What lets you know to be stressed?  For me, it’s a high frequency vibration in my body, as though all of my molecules are in a centrifuge.  My mind often remains very calm, but my physiology never lies.  That’s when I know I need to stop, refocus, and breathe.

Have you ever met a person who seems proud of the amount of stress they are under?  As if to prove that they are busy and important. They couldn’t possibly make time to relax, or get eight hours of sleep, or take a walk, or exercise, or drink a glass of water… those things are all frivolous luxuries!

The truth is, stress is deadly.  There is an immense amount of research regarding the body and stress.  In the massage therapy, as well as the nutrition communities, it is known that stress and poor diet are leading causes in the prolific amount of major illnesses we see today. It’s so prevalent, it feels as though we don’t take it seriously.

How many car accidents do you imagine happen when people are fully present?  Would you say there were more, or less, accidents when the driver was riddled with stress, lost in thought, searching for a pen in the glove box, running stop signs, or racing to be on time? How many arguments occur between couples when one, or both partners, are attempting to process high levels of work, money, or family stress? How many harsh reactions between strangers when they do even the slightest thing that seems to upset the other?  How many unfocused hours of attempted work?  And yet we still view stress as a requirement.

Truth is, stress only happens when we are living in the past or in the future.  There is no stress in the present moment.  I’m so stressed that my presentation wasn’t successful enough.  I’m so stressed by a disagreement I had yesterday with a neighbor.  I’m so stressed by my endless to-do list.  I’m so stressed because of my upcoming doctor’s appointment.  I’m so stressed by these ongoing bills. I’m so stressed that I won’t get it all done on time.  None of these things are actually happening in the now.  None of them are real.  We’ve made them real because of our fears, thoughts, and beliefs.

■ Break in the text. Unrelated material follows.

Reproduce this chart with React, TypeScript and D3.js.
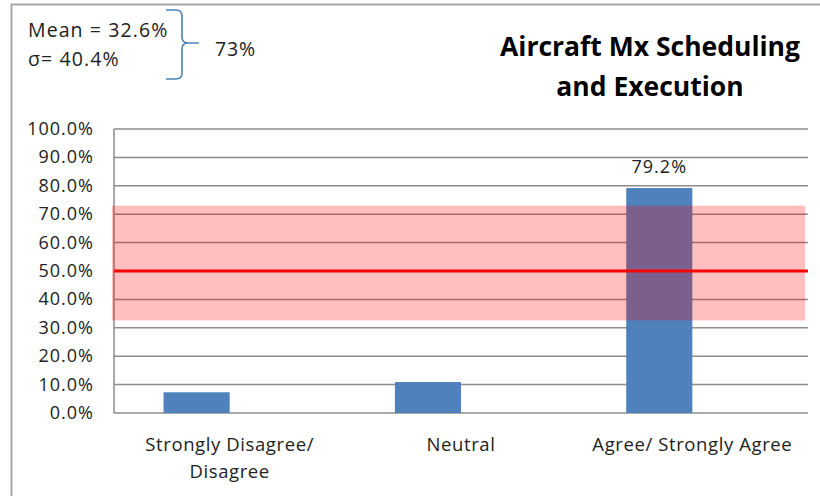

If you choose to stress and worry, you are basically choosing to poison yourself.  What situation has ever been improved because you worried or stressed out about it?  In fact, we often make more reactive and impulsive decisions when we are engaged in stressful thoughts.  A huge branch falls from a tree and damages your roof.  Water is leaking in. “Oh, no!  I can’t believe this!  How did this happen?  What are we going to do?  This is such a disaster!  I can’t believe we didn’t get the tree trimmed last summer.  Wasn’t that your responsibility to call them?”

Meanwhile, back in reality, a storm happened and a branch fell.  You gather the supplies needed to prevent more damage. You look at each other and feel grateful you are both alright.  In the morning, you call the insurance company.  Stress solves nothing; in fact, it often just makes the situation worse. Very rarely do we feel the need to apologize for the calm, rational reactions and comments that we make.

On top of all of this, when you choose stress, your body drops into the sympathetic nervous system response of fight, flight, or freeze.  There is a significant rush of chemicals that then enter the body to hasten your heart and respiratory rates, among other things. The sympathetic nervous system is part of your autonomic nervous system.  Among the tasks of the autonomic nervous system are:  regulating digestion, maintaining the heart and respiratory rates, as well affecting sexual arousal.

So, let’s imagine you are chronically in a fight or flight response.  How do you believe your body does at digesting food?  How much extra taxing is required by the heart with constant fluctuations in rate?  Your breathing rate is often hastened, causing tightening in your throat and neck muscles.  Your responses to sex are diminished.  And, to top it all off, after enough times of doing this, you will find it more difficult to achieve the parasympathetic response.  Simply put, that’s the one that undoes all of this.  Big breath in….and let it out.

Breathing is one of the simplest ways to regain the present moment.  Consciously filling your belly with a big breath, then pushing that same breath back towards the kidneys, and finally up through the sternum.  It’s called three dimensional breathing and it takes focus.  This takes the mind out of the haste of past and future, and lands you back in the now—the only thing that actually exists.